(Data shown):
= = = = =

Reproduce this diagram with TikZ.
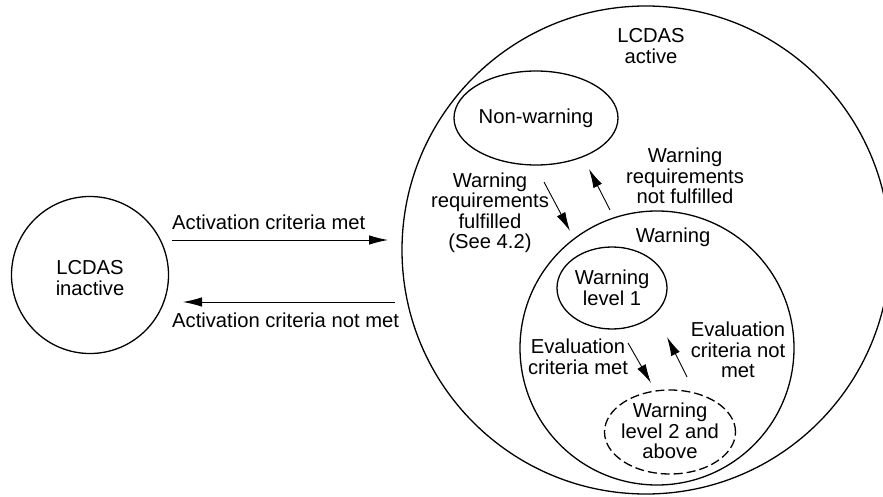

= = = = =

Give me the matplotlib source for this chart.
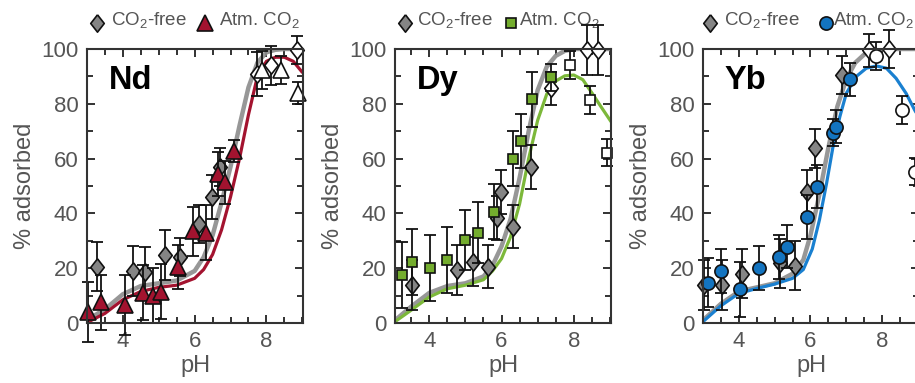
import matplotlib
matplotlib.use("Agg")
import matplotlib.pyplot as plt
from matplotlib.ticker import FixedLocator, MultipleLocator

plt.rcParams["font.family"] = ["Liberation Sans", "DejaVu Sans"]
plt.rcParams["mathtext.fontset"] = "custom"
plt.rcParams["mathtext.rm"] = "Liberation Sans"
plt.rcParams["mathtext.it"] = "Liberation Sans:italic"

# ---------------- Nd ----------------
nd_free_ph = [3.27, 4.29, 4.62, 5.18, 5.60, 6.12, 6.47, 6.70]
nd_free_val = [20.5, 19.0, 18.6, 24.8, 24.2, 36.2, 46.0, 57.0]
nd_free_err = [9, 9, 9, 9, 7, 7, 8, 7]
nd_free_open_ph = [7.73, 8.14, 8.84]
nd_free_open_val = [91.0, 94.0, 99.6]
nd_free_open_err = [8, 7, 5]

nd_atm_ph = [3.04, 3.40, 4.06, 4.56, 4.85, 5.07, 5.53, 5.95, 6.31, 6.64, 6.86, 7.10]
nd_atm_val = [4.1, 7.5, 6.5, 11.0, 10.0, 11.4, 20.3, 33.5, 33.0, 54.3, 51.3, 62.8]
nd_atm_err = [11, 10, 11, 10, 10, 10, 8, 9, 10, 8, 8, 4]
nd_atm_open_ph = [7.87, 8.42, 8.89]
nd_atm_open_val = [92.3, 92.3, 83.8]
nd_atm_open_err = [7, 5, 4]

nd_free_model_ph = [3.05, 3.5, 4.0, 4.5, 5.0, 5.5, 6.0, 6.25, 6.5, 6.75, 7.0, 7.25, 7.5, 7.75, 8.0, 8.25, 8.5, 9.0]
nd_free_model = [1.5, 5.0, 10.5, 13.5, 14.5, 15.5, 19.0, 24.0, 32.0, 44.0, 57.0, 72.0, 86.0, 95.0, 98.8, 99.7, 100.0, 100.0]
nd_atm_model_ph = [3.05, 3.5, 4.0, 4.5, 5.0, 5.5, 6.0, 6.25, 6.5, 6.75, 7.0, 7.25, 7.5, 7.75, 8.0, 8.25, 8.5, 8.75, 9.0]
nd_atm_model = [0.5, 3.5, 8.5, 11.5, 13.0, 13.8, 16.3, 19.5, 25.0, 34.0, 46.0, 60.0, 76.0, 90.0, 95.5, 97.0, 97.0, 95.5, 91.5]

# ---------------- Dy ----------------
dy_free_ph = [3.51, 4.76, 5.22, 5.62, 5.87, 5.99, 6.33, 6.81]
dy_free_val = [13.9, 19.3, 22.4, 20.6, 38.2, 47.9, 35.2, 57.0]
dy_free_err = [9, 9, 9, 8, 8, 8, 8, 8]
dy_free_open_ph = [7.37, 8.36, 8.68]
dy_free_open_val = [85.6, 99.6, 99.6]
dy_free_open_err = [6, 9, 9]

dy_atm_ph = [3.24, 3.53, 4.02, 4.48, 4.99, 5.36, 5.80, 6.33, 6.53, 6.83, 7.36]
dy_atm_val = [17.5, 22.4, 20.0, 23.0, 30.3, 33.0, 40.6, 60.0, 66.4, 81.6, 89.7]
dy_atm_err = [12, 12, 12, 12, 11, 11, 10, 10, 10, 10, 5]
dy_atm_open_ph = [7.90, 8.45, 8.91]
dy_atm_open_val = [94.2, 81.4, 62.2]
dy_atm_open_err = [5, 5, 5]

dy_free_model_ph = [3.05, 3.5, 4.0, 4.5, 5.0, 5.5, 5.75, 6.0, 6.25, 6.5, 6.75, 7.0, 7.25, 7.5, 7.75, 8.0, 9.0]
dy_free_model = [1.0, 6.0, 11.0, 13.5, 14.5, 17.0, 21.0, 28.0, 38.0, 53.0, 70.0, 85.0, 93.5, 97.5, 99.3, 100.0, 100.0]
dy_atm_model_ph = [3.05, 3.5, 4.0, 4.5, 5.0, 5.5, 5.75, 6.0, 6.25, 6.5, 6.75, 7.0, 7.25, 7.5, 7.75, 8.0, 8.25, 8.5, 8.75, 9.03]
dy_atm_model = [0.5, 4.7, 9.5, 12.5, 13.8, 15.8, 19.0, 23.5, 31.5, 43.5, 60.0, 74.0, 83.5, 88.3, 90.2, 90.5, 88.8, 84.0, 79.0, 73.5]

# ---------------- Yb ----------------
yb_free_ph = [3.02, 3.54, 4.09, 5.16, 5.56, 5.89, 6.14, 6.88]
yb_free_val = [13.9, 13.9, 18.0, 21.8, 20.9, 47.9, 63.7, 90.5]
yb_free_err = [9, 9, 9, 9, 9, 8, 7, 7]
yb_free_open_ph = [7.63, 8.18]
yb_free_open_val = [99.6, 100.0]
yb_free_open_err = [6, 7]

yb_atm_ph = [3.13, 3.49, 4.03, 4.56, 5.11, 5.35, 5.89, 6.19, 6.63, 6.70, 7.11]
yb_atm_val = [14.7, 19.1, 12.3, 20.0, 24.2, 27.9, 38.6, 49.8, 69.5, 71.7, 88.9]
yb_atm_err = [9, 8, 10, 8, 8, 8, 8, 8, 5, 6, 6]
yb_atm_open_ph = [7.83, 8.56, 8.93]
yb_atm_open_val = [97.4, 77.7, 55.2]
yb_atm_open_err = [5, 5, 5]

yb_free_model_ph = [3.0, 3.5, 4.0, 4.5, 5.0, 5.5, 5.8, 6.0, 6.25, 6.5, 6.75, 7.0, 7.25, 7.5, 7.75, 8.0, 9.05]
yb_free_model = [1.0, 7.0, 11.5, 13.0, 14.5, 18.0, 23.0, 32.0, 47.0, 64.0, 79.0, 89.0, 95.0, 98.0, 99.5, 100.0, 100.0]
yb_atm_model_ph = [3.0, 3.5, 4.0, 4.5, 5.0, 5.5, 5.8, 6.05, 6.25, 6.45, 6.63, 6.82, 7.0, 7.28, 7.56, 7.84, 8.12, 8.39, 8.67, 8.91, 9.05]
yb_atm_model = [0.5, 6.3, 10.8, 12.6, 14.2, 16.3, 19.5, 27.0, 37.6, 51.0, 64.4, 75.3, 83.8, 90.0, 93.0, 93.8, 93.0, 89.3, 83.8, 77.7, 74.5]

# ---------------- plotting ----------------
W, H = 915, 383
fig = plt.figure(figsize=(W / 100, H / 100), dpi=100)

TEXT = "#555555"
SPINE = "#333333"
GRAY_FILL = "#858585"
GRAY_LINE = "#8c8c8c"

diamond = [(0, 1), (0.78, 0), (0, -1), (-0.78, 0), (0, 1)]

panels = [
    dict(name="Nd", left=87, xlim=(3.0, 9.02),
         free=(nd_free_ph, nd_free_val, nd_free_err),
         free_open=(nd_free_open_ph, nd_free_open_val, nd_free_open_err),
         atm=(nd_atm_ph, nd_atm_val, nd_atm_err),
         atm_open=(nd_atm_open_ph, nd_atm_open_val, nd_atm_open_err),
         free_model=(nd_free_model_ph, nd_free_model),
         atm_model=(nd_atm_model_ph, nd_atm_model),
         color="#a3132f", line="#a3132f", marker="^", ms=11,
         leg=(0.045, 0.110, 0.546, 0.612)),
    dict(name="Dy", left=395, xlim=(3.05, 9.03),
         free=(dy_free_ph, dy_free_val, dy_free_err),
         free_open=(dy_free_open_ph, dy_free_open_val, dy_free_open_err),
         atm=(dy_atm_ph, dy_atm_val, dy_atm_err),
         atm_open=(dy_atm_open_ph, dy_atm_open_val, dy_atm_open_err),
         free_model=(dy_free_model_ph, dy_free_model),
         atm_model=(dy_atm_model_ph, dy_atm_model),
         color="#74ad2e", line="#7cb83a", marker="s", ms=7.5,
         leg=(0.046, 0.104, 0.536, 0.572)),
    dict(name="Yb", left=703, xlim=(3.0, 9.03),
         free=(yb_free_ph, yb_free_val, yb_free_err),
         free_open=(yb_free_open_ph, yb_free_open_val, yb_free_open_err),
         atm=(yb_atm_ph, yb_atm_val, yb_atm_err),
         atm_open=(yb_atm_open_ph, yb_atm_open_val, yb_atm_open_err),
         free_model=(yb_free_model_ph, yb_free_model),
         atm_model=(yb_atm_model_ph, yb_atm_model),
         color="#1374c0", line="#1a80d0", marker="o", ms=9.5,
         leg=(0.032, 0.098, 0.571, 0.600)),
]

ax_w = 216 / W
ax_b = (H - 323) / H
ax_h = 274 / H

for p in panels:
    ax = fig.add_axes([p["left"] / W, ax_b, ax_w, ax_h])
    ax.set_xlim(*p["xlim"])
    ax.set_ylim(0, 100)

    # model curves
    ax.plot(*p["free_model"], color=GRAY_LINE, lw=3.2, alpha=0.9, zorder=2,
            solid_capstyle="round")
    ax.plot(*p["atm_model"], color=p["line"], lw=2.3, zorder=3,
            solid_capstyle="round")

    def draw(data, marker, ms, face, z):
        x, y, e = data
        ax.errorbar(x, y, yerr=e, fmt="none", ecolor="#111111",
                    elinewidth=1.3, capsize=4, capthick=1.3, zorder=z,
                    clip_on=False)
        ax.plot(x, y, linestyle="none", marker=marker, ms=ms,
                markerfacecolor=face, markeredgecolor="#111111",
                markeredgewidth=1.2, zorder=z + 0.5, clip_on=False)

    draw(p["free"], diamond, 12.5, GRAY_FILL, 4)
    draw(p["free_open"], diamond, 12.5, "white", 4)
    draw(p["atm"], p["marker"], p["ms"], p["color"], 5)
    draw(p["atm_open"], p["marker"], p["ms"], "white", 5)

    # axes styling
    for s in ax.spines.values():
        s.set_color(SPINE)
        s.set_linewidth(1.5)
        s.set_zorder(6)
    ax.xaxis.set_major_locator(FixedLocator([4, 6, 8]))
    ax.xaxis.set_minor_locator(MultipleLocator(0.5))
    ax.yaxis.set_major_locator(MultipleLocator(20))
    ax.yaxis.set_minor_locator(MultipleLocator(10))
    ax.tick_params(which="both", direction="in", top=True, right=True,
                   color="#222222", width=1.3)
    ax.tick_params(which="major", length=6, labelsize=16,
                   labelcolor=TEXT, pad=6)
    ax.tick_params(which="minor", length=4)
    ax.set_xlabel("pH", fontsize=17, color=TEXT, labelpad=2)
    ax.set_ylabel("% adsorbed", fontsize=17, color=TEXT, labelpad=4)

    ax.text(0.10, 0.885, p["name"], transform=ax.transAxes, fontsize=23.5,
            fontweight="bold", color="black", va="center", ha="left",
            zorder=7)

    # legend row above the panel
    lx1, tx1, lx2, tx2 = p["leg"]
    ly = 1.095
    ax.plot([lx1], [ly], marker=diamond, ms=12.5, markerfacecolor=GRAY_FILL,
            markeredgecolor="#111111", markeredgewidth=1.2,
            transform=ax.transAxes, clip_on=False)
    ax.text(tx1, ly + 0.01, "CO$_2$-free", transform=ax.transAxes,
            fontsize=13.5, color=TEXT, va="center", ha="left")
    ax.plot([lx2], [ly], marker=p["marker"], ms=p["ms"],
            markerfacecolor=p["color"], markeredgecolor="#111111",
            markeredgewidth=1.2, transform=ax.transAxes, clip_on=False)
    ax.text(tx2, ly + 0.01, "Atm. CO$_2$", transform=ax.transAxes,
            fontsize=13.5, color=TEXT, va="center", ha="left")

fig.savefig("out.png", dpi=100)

= = = = =

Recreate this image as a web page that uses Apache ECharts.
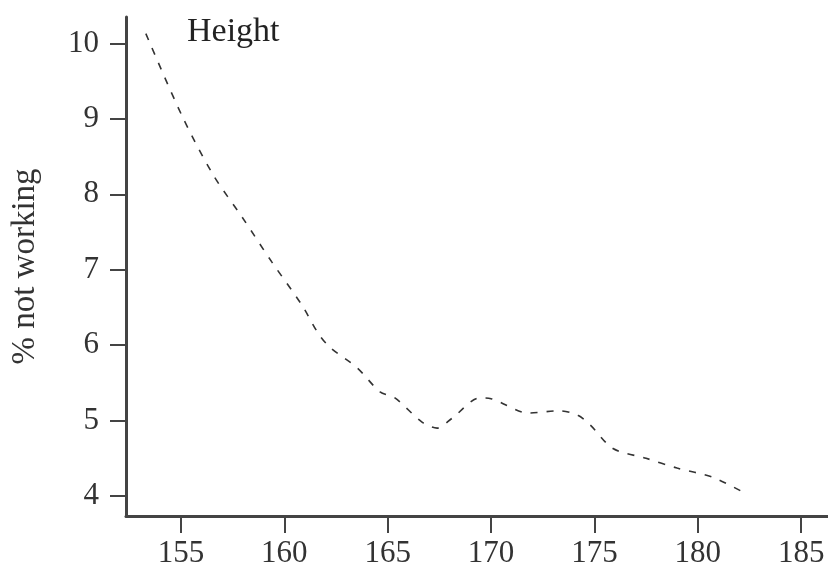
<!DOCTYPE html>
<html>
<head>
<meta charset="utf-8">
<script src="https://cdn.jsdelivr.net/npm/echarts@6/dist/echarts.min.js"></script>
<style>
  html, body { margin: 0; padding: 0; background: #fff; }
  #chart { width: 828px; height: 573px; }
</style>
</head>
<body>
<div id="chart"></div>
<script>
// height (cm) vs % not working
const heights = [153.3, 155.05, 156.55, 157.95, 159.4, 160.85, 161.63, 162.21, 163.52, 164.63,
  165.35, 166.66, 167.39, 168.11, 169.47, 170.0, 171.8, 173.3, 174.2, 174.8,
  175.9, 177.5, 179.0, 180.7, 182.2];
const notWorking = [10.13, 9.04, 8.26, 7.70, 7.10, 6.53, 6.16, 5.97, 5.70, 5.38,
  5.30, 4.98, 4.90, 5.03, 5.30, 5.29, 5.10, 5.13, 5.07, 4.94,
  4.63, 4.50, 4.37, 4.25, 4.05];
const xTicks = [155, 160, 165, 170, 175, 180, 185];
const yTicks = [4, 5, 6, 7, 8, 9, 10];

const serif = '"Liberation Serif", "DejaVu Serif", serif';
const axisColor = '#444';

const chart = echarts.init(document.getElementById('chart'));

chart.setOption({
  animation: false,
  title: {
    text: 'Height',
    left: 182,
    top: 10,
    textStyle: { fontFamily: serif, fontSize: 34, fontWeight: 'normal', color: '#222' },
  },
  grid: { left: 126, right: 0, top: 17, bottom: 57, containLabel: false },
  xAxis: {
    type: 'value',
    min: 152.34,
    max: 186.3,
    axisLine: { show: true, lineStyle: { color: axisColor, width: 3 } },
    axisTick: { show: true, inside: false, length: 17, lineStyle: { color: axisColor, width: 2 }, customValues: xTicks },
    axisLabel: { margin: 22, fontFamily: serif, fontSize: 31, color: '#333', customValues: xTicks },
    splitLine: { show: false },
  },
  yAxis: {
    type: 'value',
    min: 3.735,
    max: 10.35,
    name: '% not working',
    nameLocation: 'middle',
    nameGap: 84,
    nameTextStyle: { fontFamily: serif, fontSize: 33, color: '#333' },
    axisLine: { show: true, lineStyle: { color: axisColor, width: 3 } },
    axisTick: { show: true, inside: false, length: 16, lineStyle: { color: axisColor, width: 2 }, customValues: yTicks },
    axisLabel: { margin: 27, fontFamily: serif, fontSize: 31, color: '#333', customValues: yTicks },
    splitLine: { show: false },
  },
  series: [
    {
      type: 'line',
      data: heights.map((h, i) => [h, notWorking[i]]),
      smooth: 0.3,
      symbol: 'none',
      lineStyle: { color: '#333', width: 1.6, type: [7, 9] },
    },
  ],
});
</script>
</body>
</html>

= = = = =

(Exercise prompt): Exactly the lines from the one with "Recreate this image" through the one with "const chart = echarts.init(document.getElementById('chart'));" are to be reproduced, and no pictures with them.

(Written reply):
Recreate this image as a web page that uses Apache ECharts.
<!DOCTYPE html>
<html>
<head>
<meta charset="utf-8">
<script src="https://cdn.jsdelivr.net/npm/echarts@6/dist/echarts.min.js"></script>
<style>
  html, body { margin: 0; padding: 0; background: #fff; }
  #chart { width: 828px; height: 573px; }
</style>
</head>
<body>
<div id="chart"></div>
<script>
// height (cm) vs % not working
const heights = [153.3, 155.05, 156.55, 157.95, 159.4, 160.85, 161.63, 162.21, 163.52, 164.63,
  165.35, 166.66, 167.39, 168.11, 169.47, 170.0, 171.8, 173.3, 174.2, 174.8,
  175.9, 177.5, 179.0, 180.7, 182.2];
const notWorking = [10.13, 9.04, 8.26, 7.70, 7.10, 6.53, 6.16, 5.97, 5.70, 5.38,
  5.30, 4.98, 4.90, 5.03, 5.30, 5.29, 5.10, 5.13, 5.07, 4.94,
  4.63, 4.50, 4.37, 4.25, 4.05];
const xTicks = [155, 160, 165, 170, 175, 180, 185];
const yTicks = [4, 5, 6, 7, 8, 9, 10];

const serif = '"Liberation Serif", "DejaVu Serif", serif';
const axisColor = '#444';

const chart = echarts.init(document.getElementById('chart'));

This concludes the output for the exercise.